Accommodations for Expectant Mothers: Not just Expected Accommodations for Expectant Mothers: Not just Expected

Accommodations for Expectant Mothers: Not just Expected

Providing appropriate accommodations to pregnant employees and applicants is not just a ‘nice to have’ on the checklist of employees’ wish lists. It’s the law. In early 2015, the Illinois Human Rights Act (IHRA) even expanded protection to expectant mothers during pregnancy and for common conditions related to pregnancy and childbirth. Take a moment to review your company’s compliance with pregnant employee and applicant regulations.

Employers must provide reasonable accommodations to job applicants and employees for any medical or common condition related to pregnancy or childbirth. It is unlawful to fail to hire or otherwise retaliate against an employee or applicant for requesting accommodations. These requirements cover all Illinois employers of one or more employees and applies to all job applicants or employees, part-time, full time or probationary, who request an accommodation in relation to their pregnancy.

The IHRA provides several examples of the types of reasonable accommodations employers can make for covered employees or applicants such as: limits on heavy lifting, assistance with manual labor, light duty, temporary transfers to less strenuous or hazardous positions, access to places to sit, more frequent restroom breaks, time-off to recover from childbirth, leave required by the employee’s pregnancy, childbirth or related conditions, and private break space for breastfeeding and expressing breast milk. The burden is on the applicant or employee to make the request for an accommodation.

An employer is not required to provide a certain accommodation if it can demonstrate that the accommodation would impose an undue hardship on the “ordinary business of the employer.” Therefore, an employer is not required to create new employment opportunities for pregnant women, discharge or transfer another employee, or promote an unqualified employee unless it does so for other employees who request accommodations.

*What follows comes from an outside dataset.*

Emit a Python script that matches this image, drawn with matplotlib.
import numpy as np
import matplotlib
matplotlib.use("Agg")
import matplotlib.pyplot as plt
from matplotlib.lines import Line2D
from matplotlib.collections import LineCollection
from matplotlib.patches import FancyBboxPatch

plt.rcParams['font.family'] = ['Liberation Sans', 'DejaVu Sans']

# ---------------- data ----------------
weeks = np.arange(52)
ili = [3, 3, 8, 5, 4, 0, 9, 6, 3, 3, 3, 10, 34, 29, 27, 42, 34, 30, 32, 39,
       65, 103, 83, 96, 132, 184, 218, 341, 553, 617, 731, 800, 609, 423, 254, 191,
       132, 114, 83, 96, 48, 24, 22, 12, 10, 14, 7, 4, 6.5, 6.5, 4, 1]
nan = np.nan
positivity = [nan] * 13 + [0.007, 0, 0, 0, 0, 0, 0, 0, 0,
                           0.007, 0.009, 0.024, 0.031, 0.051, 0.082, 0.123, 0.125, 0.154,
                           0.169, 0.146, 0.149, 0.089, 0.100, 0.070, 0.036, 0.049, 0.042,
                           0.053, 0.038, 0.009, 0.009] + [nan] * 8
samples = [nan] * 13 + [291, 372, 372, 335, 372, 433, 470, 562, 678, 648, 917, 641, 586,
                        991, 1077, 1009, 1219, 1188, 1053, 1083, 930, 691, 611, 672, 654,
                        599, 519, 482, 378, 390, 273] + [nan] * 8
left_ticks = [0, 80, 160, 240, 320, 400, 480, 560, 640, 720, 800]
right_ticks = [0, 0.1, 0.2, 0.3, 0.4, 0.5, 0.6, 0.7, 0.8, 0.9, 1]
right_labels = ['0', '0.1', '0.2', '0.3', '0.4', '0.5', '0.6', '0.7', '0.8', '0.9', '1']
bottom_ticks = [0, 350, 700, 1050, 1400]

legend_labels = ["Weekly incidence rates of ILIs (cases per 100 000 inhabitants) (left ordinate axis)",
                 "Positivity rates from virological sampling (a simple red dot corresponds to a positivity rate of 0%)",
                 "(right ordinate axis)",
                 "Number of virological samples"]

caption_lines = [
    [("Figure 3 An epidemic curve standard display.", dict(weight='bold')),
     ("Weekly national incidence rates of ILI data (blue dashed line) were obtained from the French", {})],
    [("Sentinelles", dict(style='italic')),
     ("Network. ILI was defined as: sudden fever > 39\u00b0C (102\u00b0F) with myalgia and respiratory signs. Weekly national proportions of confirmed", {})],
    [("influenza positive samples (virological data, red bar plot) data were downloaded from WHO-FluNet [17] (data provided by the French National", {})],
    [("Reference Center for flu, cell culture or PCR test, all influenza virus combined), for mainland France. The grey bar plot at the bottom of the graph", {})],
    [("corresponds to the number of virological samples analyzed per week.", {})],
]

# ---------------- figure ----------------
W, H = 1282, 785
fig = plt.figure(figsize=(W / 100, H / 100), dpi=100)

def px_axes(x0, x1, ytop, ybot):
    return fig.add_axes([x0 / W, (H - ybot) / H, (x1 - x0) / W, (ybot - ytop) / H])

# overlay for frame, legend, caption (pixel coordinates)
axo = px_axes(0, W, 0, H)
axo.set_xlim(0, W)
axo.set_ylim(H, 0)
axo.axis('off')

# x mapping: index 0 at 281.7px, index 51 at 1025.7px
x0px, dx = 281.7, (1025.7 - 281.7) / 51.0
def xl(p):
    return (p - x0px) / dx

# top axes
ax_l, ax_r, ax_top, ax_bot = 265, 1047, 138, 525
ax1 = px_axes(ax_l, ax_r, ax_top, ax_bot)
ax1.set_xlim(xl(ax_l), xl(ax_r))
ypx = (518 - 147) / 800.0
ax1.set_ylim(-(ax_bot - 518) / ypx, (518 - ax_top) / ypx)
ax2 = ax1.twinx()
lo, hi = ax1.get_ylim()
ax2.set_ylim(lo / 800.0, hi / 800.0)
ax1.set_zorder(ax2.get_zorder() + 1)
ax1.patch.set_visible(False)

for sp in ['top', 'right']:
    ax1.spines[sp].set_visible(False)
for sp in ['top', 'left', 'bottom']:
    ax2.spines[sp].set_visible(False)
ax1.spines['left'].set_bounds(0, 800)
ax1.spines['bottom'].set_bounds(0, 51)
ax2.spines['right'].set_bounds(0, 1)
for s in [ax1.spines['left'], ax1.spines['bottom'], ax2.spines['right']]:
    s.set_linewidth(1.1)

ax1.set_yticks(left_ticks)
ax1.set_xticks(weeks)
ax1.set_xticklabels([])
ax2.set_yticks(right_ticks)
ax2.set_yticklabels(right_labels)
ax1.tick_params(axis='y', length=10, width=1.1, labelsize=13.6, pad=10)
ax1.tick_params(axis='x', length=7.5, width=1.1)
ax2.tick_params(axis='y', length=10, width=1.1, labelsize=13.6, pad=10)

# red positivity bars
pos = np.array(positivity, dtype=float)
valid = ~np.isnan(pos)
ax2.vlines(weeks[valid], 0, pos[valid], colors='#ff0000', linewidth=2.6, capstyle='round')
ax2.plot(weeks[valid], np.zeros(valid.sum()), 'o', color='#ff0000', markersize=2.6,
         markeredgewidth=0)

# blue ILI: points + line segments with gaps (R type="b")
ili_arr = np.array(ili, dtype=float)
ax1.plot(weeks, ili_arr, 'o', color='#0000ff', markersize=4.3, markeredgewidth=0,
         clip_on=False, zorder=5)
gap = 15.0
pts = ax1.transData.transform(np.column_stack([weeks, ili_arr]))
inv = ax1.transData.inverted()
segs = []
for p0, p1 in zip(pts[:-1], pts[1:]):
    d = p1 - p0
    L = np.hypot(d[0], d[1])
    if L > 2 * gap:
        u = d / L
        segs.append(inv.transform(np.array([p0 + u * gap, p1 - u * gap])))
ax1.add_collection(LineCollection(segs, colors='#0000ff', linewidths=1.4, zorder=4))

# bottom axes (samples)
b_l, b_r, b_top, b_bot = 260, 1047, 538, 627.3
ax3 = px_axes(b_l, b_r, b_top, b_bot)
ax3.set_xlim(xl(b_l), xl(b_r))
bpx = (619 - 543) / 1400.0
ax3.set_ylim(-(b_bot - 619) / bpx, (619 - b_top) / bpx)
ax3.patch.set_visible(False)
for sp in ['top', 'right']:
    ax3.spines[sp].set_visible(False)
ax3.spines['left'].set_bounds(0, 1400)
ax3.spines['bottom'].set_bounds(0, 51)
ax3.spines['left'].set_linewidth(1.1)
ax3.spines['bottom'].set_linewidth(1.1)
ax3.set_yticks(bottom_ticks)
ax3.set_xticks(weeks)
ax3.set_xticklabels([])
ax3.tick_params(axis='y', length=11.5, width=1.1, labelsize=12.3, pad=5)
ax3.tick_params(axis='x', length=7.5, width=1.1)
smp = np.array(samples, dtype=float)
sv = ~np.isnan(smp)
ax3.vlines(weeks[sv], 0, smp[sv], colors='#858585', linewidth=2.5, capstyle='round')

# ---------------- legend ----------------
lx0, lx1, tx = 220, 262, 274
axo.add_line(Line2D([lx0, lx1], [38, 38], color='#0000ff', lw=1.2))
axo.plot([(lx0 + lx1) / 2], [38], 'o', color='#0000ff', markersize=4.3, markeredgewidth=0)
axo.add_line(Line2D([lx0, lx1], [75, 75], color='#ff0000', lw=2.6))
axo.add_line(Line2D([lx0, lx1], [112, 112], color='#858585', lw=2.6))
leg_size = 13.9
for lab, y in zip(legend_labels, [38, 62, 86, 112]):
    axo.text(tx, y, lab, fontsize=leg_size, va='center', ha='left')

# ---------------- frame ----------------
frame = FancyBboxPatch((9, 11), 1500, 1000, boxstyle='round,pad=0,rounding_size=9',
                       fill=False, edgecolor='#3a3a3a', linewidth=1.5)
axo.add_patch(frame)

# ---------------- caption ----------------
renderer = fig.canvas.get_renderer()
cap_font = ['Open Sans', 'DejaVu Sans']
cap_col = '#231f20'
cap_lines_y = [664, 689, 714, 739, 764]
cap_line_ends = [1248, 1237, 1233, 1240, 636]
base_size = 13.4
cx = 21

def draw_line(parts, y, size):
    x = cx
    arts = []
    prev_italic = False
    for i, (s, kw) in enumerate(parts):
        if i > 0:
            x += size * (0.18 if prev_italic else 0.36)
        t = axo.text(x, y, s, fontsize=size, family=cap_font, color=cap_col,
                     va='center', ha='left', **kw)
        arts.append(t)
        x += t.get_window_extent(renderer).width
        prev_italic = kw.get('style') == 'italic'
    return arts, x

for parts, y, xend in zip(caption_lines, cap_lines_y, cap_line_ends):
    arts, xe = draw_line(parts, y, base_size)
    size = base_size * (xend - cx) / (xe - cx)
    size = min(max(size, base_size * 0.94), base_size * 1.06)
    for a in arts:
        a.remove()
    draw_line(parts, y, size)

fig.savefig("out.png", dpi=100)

The factors to be considered in evaluating whether a requested accommodation poses an undue hardship include: (1) the nature and cost of the accommodation; (2) the overall financial resources of, the number of persons employed at, the effect on expenses and resources of and other impacts on the operations of the facility involved; (3) the overall financial resources, the overall number of employees, and the number, type and location of the facilities of the employer involved; and (4) the type of operations of the employer including the composition, structure and function of the workforce of the employer, the geographic separateness, administrative, or fiscal relationship of the facility or facilities in question to the employer. An employer must reinstate an employee affected by pregnancy, childbirth, or medical or common conditions related to pregnancy or childbirth to her original job or to an equivalent position, unless the employer can demonstrate that doing so would impose an undue hardship.

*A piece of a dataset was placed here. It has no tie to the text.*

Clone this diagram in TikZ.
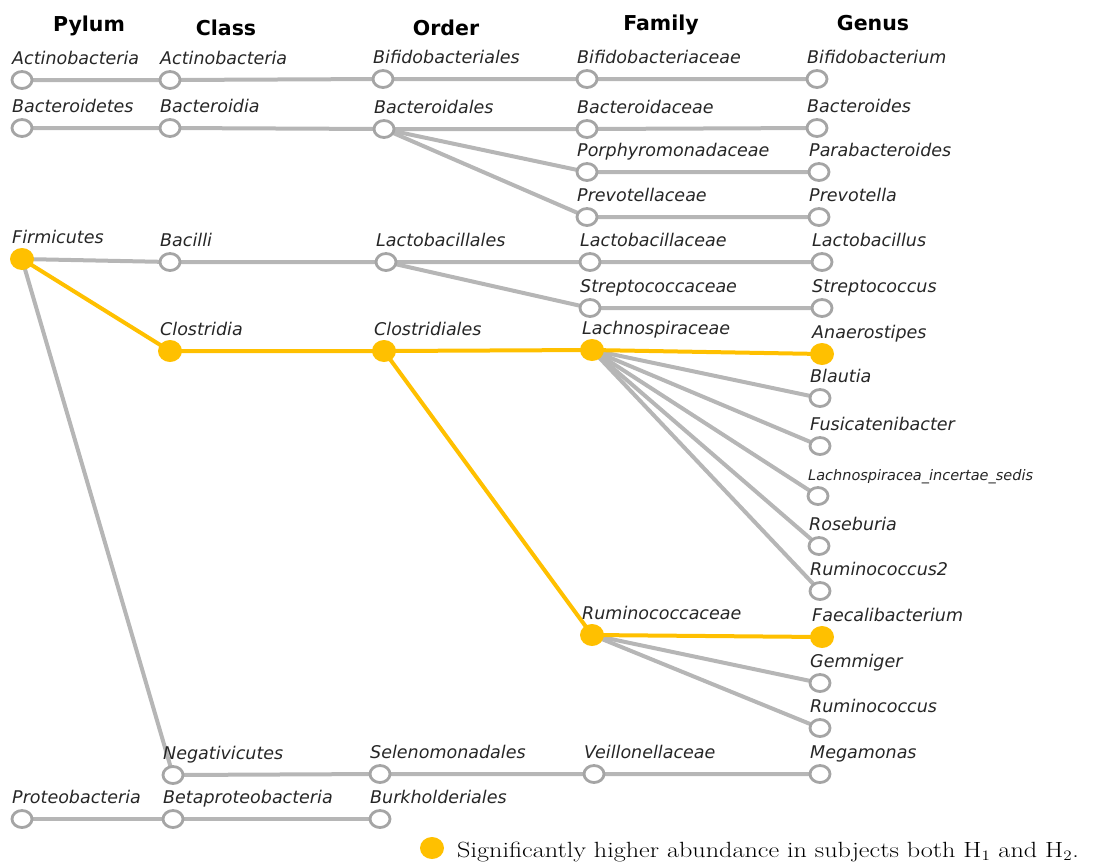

Employers may require an applicant or employee to provide certification from her health care provider concerning the need for the requested reasonable accommodation to the same extent a certification is required for other conditions related to a disability. Similar to the process for accommodating a disability under the Americans with Disabilities Act, the new law requires the parties to engage in a good faith interactive discussion about potential accommodations. The employer may only require the following to include in a medical certification: (1) the medical justification for the requested accommodation; (2) a description of the reasonable accommodation medically advisable; (3) the date the accommodation became advisable; and (4) the probable duration of the reasonable accommodation. The burden to produce the requested documentation rests with the applicant or employee.

Under the new law, an employer cannot require an applicant or employee to accept an accommodation when it was not requested, nor may the employer force the employee to take a leave when another reasonable accommodation is available. The law prohibits retaliation against an applicant or employee because she requested or was provided a reasonable accommodation.

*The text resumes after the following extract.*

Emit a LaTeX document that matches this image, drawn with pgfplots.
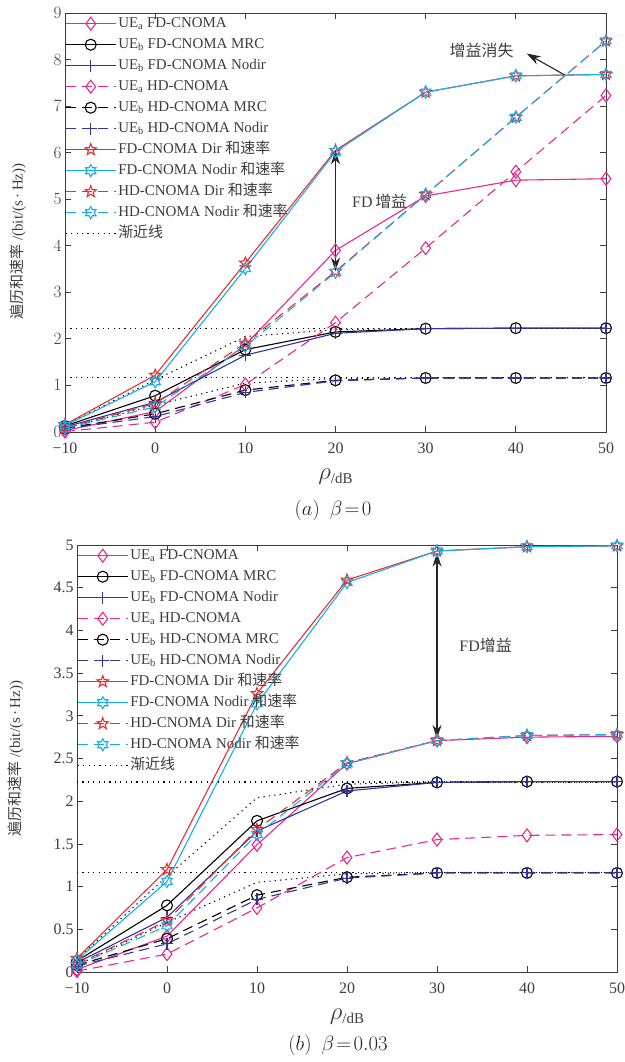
\documentclass[border=0pt]{standalone}
\usepackage{pgfplots}
\pgfplotsset{compat=1.18}
\usepackage{fontspec}
\setmainfont{Liberation Serif}
\newfontfamily\cjk{Noto Sans CJK SC}
\usetikzlibrary{arrows.meta}

\definecolor{cMag}{RGB}{232,40,140}
\definecolor{cBlue}{RGB}{50,50,160}
\definecolor{cRed}{RGB}{235,45,45}
\definecolor{cCyan}{RGB}{20,175,235}
\definecolor{cAx}{RGB}{60,60,60}

\pgfdeclareplotmark{pent}{%
 \pgfpathmoveto{\pgfpointpolar{90}{\pgfplotmarksize}}%
 \pgfpathlineto{\pgfpointpolar{126}{0.42*\pgfplotmarksize}}%
 \pgfpathlineto{\pgfpointpolar{162}{\pgfplotmarksize}}%
 \pgfpathlineto{\pgfpointpolar{198}{0.42*\pgfplotmarksize}}%
 \pgfpathlineto{\pgfpointpolar{234}{\pgfplotmarksize}}%
 \pgfpathlineto{\pgfpointpolar{270}{0.42*\pgfplotmarksize}}%
 \pgfpathlineto{\pgfpointpolar{306}{\pgfplotmarksize}}%
 \pgfpathlineto{\pgfpointpolar{342}{0.42*\pgfplotmarksize}}%
 \pgfpathlineto{\pgfpointpolar{18}{\pgfplotmarksize}}%
 \pgfpathlineto{\pgfpointpolar{54}{0.42*\pgfplotmarksize}}%
 \pgfpathclose\pgfusepathqstroke}
\pgfdeclareplotmark{hexa}{%
 \pgfpathmoveto{\pgfpointpolar{90}{\pgfplotmarksize}}%
 \pgfpathlineto{\pgfpointpolar{120}{0.577*\pgfplotmarksize}}%
 \pgfpathlineto{\pgfpointpolar{150}{\pgfplotmarksize}}%
 \pgfpathlineto{\pgfpointpolar{180}{0.577*\pgfplotmarksize}}%
 \pgfpathlineto{\pgfpointpolar{210}{\pgfplotmarksize}}%
 \pgfpathlineto{\pgfpointpolar{240}{0.577*\pgfplotmarksize}}%
 \pgfpathlineto{\pgfpointpolar{270}{\pgfplotmarksize}}%
 \pgfpathlineto{\pgfpointpolar{300}{0.577*\pgfplotmarksize}}%
 \pgfpathlineto{\pgfpointpolar{330}{\pgfplotmarksize}}%
 \pgfpathlineto{\pgfpointpolar{0}{0.577*\pgfplotmarksize}}%
 \pgfpathlineto{\pgfpointpolar{30}{\pgfplotmarksize}}%
 \pgfpathlineto{\pgfpointpolar{60}{0.577*\pgfplotmarksize}}%
 \pgfpathclose\pgfusepathqstroke}

\pgfplotsset{
 base/.style={
  scale only axis, xmin=-10, xmax=50,
  xtick={-10,0,10,20,30,40,50},
  xticklabels={−10,0,10,20,30,40,50},
  tick align=inside, major tick length=6bp,
  axis line style={cAx, line width=1pt},
  tick style={cAx, line width=0.8pt},
  tick label style={font=\fontsize{16}{18}\selectfont, text=cAx},
  xticklabel style={yshift=-7bp},
  clip=false,
  xlabel={{\fontsize{26}{28}\selectfont$\rho$}{\fontsize{15}{17}\selectfont\raisebox{-4bp}{/dB}}},
  xlabel style={text=cAx, yshift=-9bp},
  legend style={draw=none, fill=none, at={(0,1)}, anchor=north west,
    inner xsep=0pt, inner ysep=0pt,
    font=\fontsize{15}{17}\selectfont, text=cAx,
    nodes={inner sep=2bp, text height=12bp, text depth=5bp},
    cells={anchor=west}},
  legend image code/.code={\draw[mark repeat=2,mark phase=2,##1] plot coordinates {(0bp,0bp) (25bp,0bp) (50bp,0bp)};},
  every axis plot/.append style={line width=1.1pt},
  legend entries={
   UE\textsubscript{a} FD-CNOMA,
   UE\textsubscript{b} FD-CNOMA MRC,
   UE\textsubscript{b} FD-CNOMA Nodir,
   UE\textsubscript{a} HD-CNOMA,
   UE\textsubscript{b} HD-CNOMA MRC,
   UE\textsubscript{b} HD-CNOMA Nodir,
   FD-CNOMA Dir {\cjk 和速率},
   FD-CNOMA Nodir {\cjk 和速率},
   HD-CNOMA Dir {\cjk 和速率},
   HD-CNOMA Nodir {\cjk 和速率},
   {\cjk 渐近线}},
  ylabel={{\cjk 遍历和速率} /(bit/(s\,·\,Hz))},
 },
 sFDa/.style={cMag, solid, mark=diamond, mark size=6.5bp, mark options={solid}},
 sFDbM/.style={black, solid, mark=o, mark size=5.5bp, mark options={solid}},
 sFDbN/.style={cBlue, solid, mark=+, mark size=6bp, mark options={solid}},
 sHDa/.style={cMag, dash pattern=on 10bp off 6bp, mark=diamond, mark size=6.5bp, mark options={solid}},
 sHDbM/.style={black, dash pattern=on 10bp off 6bp, mark=o, mark size=5.5bp, mark options={solid}},
 sHDbN/.style={cBlue, dash pattern=on 10bp off 6bp, mark=+, mark size=6bp, mark options={solid}},
 sFDsD/.style={cRed, solid, mark=pent, mark size=6bp, mark options={solid}},
 sFDsN/.style={cCyan, solid, mark=hexa, mark size=6bp, mark options={solid}},
 sHDsD/.style={cRed, dash pattern=on 10bp off 6bp, mark=pent, mark size=6bp, mark options={solid}},
 sHDsN/.style={cCyan, dash pattern=on 10bp off 6bp, mark=hexa, mark size=6bp, mark options={solid}},
 sAsym/.style={black, line width=1.1pt, dash pattern=on 1.2bp off 4.2bp, no markers},
}

\begin{document}
\begin{tikzpicture}
\path[use as bounding box] (0bp,0bp) rectangle (625bp,-1062bp);

% ---------------- (a) beta = 0 ----------------
\begin{axis}[base, at={(65bp,-432bp)}, anchor=south west,
  width=541bp, height=419bp, ymin=0, ymax=9, ytick={0,1,...,9},
  ylabel style={at={(axis description cs:-0.087,0.455)}, anchor=center, font=\fontsize{15}{17}\selectfont, text=cAx}]
\addplot[sAsym, forget plot] coordinates {(-10,2.225) (50,2.225)};
\addplot[sAsym, forget plot] coordinates {(-10,1.165) (50,1.165)};
\addplot[sAsym, forget plot] coordinates {(-10,0.15) (0,1.12) (10,2.05) (20,2.20) (30,2.225) (40,2.225) (50,2.225)};
\addplot[sAsym, forget plot] coordinates {(-10,0.08) (0,0.58) (10,1.05) (20,1.15) (30,1.165) (40,1.165) (50,1.165)};
\addplot[sFDa] coordinates {(-10,0.03) (0,0.44) (10,1.87) (20,3.90) (30,5.07) (40,5.41) (50,5.44)};
\addplot[sFDbM] coordinates {(-10,0.13) (0,0.78) (10,1.77) (20,2.15) (30,2.22) (40,2.23) (50,2.23)};
\addplot[sFDbN] coordinates {(-10,0.11) (0,0.64) (10,1.65) (20,2.12) (30,2.22) (40,2.23) (50,2.23)};
\addplot[sHDa] coordinates {(-10,0.01) (0,0.21) (10,1.02) (20,2.35) (30,3.95) (40,5.59) (50,7.23)};
\addplot[sHDbM] coordinates {(-10,0.08) (0,0.39) (10,0.90) (20,1.11) (30,1.16) (40,1.16) (50,1.16)};
\addplot[sHDbN] coordinates {(-10,0.07) (0,0.33) (10,0.85) (20,1.10) (30,1.16) (40,1.16) (50,1.16)};
\addplot[sFDsD] coordinates {(-10,0.16) (0,1.22) (10,3.63) (20,6.05) (30,7.30) (40,7.65) (50,7.68)};
\addplot[sFDsN] coordinates {(-10,0.14) (0,1.08) (10,3.51) (20,6.02) (30,7.30) (40,7.65) (50,7.68)};
\addplot[sHDsD] coordinates {(-10,0.09) (0,0.61) (10,1.91) (20,3.45) (30,5.10) (40,6.76) (50,8.40)};
\addplot[sHDsN] coordinates {(-10,0.08) (0,0.54) (10,1.84) (20,3.43) (30,5.10) (40,6.76) (50,8.40)};
\addlegendimage{sAsym}
\draw[black!85, line width=1.1pt, {Stealth[length=14bp,width=9bp]}-{Stealth[length=14bp,width=9bp]}] (axis cs:20,3.45) -- (axis cs:20,6.05);
\node[text=cAx, font=\fontsize{16}{18}\selectfont] at (axis cs:24.9,4.95) {FD\,{\cjk 增益}};
\node[text=cAx, font=\fontsize{16}{18}\selectfont] at (axis cs:36.2,8.2) {{\cjk 增益消失}};
\draw[black!85, line width=1.1pt, -{Stealth[length=14bp,width=9bp]}] (axis cs:45.4,7.67) -- (axis cs:41.2,8.13);
\end{axis}
\node[text=black!85] at (333bp,-510bp) {\fontsize{20}{22}\selectfont$(a)\ \ \beta\!=\!0$};

% ---------------- (b) beta = 0.03 ----------------
\begin{axis}[base, at={(77bp,-972bp)}, anchor=south west,
  width=540bp, height=427bp, ymin=0, ymax=5, ytick={0,0.5,...,5},
  yticklabels={0,0.5,1,1.5,2,2.5,3,3.5,4,4.5,5},
  ylabel style={at={(axis description cs:-0.114,0.5)}, anchor=center, font=\fontsize{15}{17}\selectfont, text=cAx}]
\addplot[sAsym, forget plot] coordinates {(-10,2.225) (50,2.225)};
\addplot[sAsym, forget plot] coordinates {(-10,1.165) (50,1.165)};
\addplot[sAsym, forget plot] coordinates {(-10,0.15) (0,1.12) (10,2.04) (20,2.20) (30,2.225) (40,2.225) (50,2.225)};
\addplot[sAsym, forget plot] coordinates {(-10,0.08) (0,0.58) (10,1.05) (20,1.15) (30,1.165) (40,1.165) (50,1.165)};
\addplot[sFDa] coordinates {(-10,0.03) (0,0.42) (10,1.49) (20,2.44) (30,2.71) (40,2.75) (50,2.76)};
\addplot[sFDbM] coordinates {(-10,0.13) (0,0.78) (10,1.77) (20,2.15) (30,2.22) (40,2.23) (50,2.23)};
\addplot[sFDbN] coordinates {(-10,0.11) (0,0.64) (10,1.65) (20,2.12) (30,2.22) (40,2.23) (50,2.23)};
\addplot[sHDa] coordinates {(-10,0.01) (0,0.21) (10,0.75) (20,1.34) (30,1.55) (40,1.60) (50,1.61)};
\addplot[sHDbM] coordinates {(-10,0.08) (0,0.39) (10,0.90) (20,1.11) (30,1.16) (40,1.16) (50,1.16)};
\addplot[sHDbN] coordinates {(-10,0.07) (0,0.33) (10,0.85) (20,1.10) (30,1.16) (40,1.16) (50,1.16)};
\addplot[sFDsD] coordinates {(-10,0.16) (0,1.20) (10,3.26) (20,4.59) (30,4.93) (40,4.98) (50,4.99)};
\addplot[sFDsN] coordinates {(-10,0.14) (0,1.06) (10,3.14) (20,4.56) (30,4.93) (40,4.98) (50,4.99)};
\addplot[sHDsD] coordinates {(-10,0.09) (0,0.60) (10,1.67) (20,2.45) (30,2.71) (40,2.77) (50,2.78)};
\addplot[sHDsN] coordinates {(-10,0.08) (0,0.54) (10,1.61) (20,2.44) (30,2.71) (40,2.77) (50,2.78)};
\addlegendimage{sAsym}
\draw[black!85, line width=1.1pt, {Stealth[length=14bp,width=9bp]}-{Stealth[length=14bp,width=9bp]}] (axis cs:30,2.73) -- (axis cs:30,4.91);
\node[text=cAx, font=\fontsize{16}{18}\selectfont] at (axis cs:35.4,3.83) {FD{\cjk 增益}};
\end{axis}
\node[text=black!85] at (338bp,-1045bp) {\fontsize{20}{22}\selectfont$(b)\ \ \beta\!=\!0.03$};
\end{tikzpicture}
\end{document}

Employers with locations in Illinois should thoroughly review their policies on reasonable accommodation and pregnancy related leave to ensure compliance. Employers with locations outside of Illinois also should become familiar with the state and local laws applicable to their area and update practices and policies in those locations, as needed.

This publication is intended for general information purposes only and does not and is not intended to constitute legal advice. The reader must consult with legal counsel to determine how laws or decisions discussed herein apply to the reader's specific circumstances.